* RECORDS FOR THIS TASK:
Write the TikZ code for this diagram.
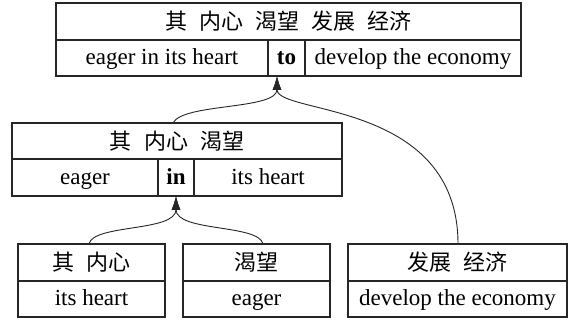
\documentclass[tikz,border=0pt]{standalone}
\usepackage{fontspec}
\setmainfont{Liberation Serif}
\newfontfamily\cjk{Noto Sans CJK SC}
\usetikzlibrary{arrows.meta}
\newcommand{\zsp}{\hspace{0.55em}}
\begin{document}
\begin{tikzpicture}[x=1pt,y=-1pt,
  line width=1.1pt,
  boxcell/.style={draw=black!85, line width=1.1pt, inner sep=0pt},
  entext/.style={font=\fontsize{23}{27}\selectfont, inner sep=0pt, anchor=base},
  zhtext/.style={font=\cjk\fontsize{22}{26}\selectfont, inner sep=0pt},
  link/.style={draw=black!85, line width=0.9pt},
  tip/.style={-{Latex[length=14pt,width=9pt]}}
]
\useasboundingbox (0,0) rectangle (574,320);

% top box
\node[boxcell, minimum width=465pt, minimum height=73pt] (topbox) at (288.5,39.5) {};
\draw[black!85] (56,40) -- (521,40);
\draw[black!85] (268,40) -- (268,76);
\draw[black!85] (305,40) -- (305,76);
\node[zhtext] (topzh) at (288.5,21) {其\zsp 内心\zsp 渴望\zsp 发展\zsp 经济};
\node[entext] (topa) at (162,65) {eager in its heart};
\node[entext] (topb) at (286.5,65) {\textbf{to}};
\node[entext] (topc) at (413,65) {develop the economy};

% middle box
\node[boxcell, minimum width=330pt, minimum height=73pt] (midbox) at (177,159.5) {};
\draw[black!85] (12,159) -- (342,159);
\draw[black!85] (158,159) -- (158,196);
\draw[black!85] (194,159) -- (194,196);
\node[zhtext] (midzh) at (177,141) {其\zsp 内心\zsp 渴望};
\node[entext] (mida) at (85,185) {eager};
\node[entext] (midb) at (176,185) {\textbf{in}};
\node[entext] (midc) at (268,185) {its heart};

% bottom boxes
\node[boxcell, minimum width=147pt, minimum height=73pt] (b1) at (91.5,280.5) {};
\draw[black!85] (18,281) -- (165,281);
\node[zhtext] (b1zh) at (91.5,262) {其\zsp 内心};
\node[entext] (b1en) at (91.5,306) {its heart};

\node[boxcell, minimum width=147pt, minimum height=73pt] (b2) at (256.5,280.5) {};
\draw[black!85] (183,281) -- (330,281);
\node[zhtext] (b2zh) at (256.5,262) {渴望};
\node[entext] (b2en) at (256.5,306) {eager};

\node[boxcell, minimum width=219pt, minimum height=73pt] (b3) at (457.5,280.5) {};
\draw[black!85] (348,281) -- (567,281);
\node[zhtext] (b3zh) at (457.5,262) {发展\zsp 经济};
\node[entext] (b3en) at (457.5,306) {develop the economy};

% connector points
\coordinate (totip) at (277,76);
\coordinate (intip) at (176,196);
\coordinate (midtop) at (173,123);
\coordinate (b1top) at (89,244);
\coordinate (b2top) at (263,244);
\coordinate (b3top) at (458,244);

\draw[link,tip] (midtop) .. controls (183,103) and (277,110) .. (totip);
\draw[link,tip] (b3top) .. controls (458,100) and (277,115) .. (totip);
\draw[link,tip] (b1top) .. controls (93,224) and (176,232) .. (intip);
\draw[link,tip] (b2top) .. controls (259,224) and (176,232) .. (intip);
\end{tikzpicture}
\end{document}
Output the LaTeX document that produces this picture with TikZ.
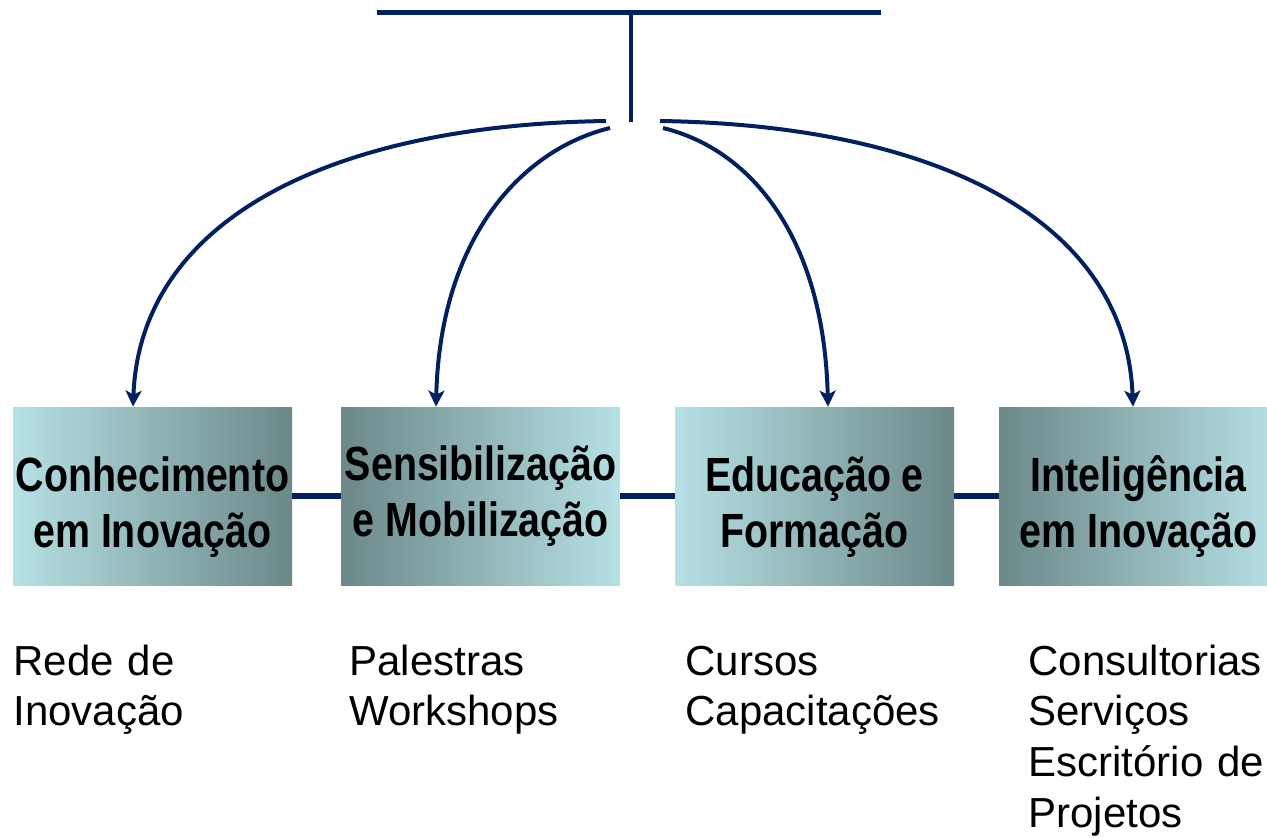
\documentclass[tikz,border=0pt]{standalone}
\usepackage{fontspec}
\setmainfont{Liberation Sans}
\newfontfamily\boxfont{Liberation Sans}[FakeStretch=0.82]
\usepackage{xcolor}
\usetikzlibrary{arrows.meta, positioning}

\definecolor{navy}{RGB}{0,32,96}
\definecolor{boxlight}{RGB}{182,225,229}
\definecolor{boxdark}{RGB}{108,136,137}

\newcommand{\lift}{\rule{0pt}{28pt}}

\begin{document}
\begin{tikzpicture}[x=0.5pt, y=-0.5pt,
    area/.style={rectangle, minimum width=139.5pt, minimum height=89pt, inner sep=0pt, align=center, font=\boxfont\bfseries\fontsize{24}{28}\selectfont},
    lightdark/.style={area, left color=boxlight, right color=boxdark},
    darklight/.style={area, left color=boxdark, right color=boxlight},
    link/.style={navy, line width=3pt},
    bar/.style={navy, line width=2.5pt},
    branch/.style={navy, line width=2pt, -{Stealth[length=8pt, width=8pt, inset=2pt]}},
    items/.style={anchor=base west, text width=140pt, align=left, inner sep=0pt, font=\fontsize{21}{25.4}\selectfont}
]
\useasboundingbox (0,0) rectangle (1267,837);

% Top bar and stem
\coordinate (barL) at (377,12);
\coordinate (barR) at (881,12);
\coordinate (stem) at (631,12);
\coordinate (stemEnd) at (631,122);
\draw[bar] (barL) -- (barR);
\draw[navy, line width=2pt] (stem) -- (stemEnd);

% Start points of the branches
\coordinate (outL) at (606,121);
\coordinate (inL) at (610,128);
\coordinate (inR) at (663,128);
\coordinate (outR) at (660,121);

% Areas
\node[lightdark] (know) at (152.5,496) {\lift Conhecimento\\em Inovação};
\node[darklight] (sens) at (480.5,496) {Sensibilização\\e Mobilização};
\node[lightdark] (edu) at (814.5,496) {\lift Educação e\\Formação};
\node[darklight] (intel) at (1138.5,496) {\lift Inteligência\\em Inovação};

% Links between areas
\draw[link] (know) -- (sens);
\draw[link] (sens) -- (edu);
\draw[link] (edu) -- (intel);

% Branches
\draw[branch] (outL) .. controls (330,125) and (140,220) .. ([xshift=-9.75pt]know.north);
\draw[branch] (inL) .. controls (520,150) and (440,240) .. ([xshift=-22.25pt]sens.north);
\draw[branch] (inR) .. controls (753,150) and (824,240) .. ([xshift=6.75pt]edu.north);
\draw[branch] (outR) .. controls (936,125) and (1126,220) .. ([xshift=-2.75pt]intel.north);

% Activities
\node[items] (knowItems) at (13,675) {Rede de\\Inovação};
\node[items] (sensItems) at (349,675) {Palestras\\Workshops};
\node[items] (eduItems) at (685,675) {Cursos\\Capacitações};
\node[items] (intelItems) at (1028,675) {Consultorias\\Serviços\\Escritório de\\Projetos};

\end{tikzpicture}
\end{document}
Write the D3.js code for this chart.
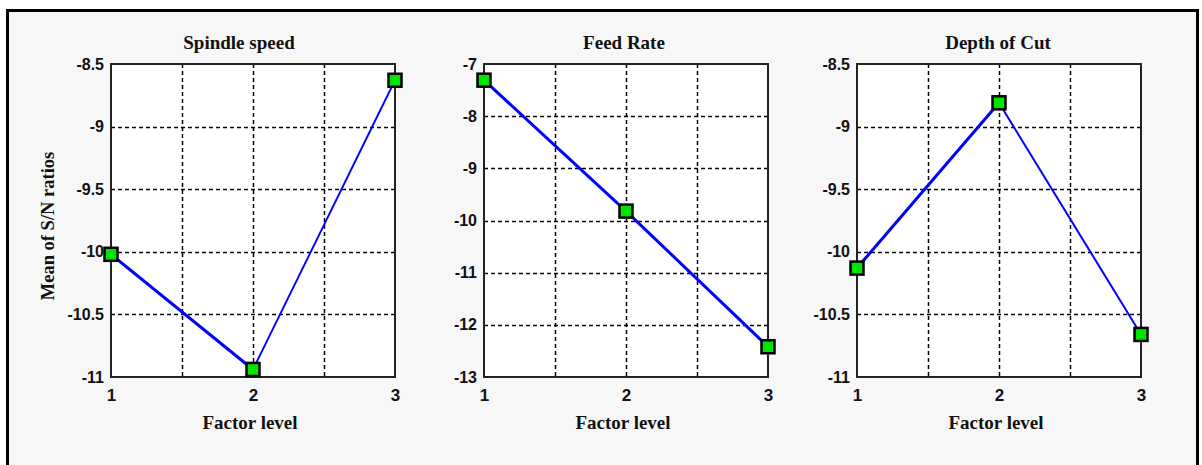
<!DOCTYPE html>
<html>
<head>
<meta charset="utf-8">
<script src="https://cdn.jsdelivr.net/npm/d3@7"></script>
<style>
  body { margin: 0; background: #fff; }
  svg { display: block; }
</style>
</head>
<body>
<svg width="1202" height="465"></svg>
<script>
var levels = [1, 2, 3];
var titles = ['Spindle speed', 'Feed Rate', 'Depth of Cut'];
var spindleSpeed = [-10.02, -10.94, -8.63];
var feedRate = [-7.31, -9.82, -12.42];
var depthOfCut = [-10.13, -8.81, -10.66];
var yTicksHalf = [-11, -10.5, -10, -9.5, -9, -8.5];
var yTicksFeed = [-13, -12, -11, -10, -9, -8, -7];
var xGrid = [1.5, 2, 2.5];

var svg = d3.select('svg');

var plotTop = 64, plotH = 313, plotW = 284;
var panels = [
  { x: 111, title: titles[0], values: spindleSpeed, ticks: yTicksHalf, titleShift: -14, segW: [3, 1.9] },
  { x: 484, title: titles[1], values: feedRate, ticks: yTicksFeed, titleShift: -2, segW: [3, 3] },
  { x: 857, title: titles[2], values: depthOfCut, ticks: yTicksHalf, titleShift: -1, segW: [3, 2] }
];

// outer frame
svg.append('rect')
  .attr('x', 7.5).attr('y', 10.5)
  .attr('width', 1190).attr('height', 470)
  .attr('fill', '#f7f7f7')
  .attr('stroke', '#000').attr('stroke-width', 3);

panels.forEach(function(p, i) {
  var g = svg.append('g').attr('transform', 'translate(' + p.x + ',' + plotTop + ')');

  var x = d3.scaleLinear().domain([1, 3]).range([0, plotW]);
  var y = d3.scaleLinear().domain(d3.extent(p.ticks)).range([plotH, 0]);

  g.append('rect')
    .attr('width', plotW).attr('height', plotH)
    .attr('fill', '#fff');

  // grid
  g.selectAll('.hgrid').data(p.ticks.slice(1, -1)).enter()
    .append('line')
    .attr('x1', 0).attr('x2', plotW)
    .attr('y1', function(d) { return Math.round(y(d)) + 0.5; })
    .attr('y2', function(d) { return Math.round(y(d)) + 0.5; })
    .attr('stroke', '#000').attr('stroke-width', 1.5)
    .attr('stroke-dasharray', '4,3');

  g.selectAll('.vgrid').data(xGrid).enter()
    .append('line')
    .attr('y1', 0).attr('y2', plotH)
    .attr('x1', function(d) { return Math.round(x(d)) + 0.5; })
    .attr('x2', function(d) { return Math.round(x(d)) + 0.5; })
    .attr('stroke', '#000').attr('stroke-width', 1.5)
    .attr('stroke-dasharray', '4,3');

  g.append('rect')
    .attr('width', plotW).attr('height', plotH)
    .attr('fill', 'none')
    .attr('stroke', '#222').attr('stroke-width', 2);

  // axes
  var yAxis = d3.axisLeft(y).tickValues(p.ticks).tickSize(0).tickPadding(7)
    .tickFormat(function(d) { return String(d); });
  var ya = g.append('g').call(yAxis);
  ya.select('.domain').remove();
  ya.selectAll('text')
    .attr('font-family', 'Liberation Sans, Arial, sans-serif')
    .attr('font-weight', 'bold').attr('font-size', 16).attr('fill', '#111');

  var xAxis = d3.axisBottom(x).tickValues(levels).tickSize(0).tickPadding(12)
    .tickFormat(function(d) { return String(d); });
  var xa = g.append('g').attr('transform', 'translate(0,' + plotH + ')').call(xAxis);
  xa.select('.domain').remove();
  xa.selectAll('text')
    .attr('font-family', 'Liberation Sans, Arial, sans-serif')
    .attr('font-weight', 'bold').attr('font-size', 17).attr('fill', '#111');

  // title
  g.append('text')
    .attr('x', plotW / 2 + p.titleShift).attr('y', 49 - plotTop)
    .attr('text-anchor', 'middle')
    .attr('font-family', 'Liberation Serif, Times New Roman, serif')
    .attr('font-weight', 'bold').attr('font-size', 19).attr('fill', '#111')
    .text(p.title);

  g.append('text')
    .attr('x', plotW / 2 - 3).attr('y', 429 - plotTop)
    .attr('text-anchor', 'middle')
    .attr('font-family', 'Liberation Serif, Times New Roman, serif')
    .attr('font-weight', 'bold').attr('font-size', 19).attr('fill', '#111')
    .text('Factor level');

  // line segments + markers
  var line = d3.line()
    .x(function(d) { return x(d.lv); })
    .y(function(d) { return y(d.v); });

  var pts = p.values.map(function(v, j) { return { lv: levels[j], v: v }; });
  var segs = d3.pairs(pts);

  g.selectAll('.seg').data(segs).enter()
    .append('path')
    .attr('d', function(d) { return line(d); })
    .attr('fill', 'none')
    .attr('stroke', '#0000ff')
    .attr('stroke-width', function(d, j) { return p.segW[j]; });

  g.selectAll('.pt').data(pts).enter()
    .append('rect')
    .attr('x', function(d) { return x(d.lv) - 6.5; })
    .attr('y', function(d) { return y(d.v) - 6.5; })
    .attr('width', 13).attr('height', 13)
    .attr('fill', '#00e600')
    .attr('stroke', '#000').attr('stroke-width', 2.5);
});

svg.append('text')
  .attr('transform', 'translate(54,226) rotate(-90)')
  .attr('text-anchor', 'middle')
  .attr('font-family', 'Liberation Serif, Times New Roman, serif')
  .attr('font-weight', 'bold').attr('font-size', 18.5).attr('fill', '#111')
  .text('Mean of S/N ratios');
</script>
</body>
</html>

* GIVEN TASK:
Repeat the lines between those holding "Output the LaTeX" and "(stem) -- (stemEnd);", inclusive. Pictures stay out.

* FULL RESPONSE:
Output the LaTeX document that produces this picture with TikZ.
\documentclass[tikz,border=0pt]{standalone}
\usepackage{fontspec}
\setmainfont{Liberation Sans}
\newfontfamily\boxfont{Liberation Sans}[FakeStretch=0.82]
\usepackage{xcolor}
\usetikzlibrary{arrows.meta, positioning}

\definecolor{navy}{RGB}{0,32,96}
\definecolor{boxlight}{RGB}{182,225,229}
\definecolor{boxdark}{RGB}{108,136,137}

\newcommand{\lift}{\rule{0pt}{28pt}}

\begin{document}
\begin{tikzpicture}[x=0.5pt, y=-0.5pt,
    area/.style={rectangle, minimum width=139.5pt, minimum height=89pt, inner sep=0pt, align=center, font=\boxfont\bfseries\fontsize{24}{28}\selectfont},
    lightdark/.style={area, left color=boxlight, right color=boxdark},
    darklight/.style={area, left color=boxdark, right color=boxlight},
    link/.style={navy, line width=3pt},
    bar/.style={navy, line width=2.5pt},
    branch/.style={navy, line width=2pt, -{Stealth[length=8pt, width=8pt, inset=2pt]}},
    items/.style={anchor=base west, text width=140pt, align=left, inner sep=0pt, font=\fontsize{21}{25.4}\selectfont}
]
\useasboundingbox (0,0) rectangle (1267,837);

% Top bar and stem
\coordinate (barL) at (377,12);
\coordinate (barR) at (881,12);
\coordinate (stem) at (631,12);
\coordinate (stemEnd) at (631,122);
\draw[bar] (barL) -- (barR);
\draw[navy, line width=2pt] (stem) -- (stemEnd);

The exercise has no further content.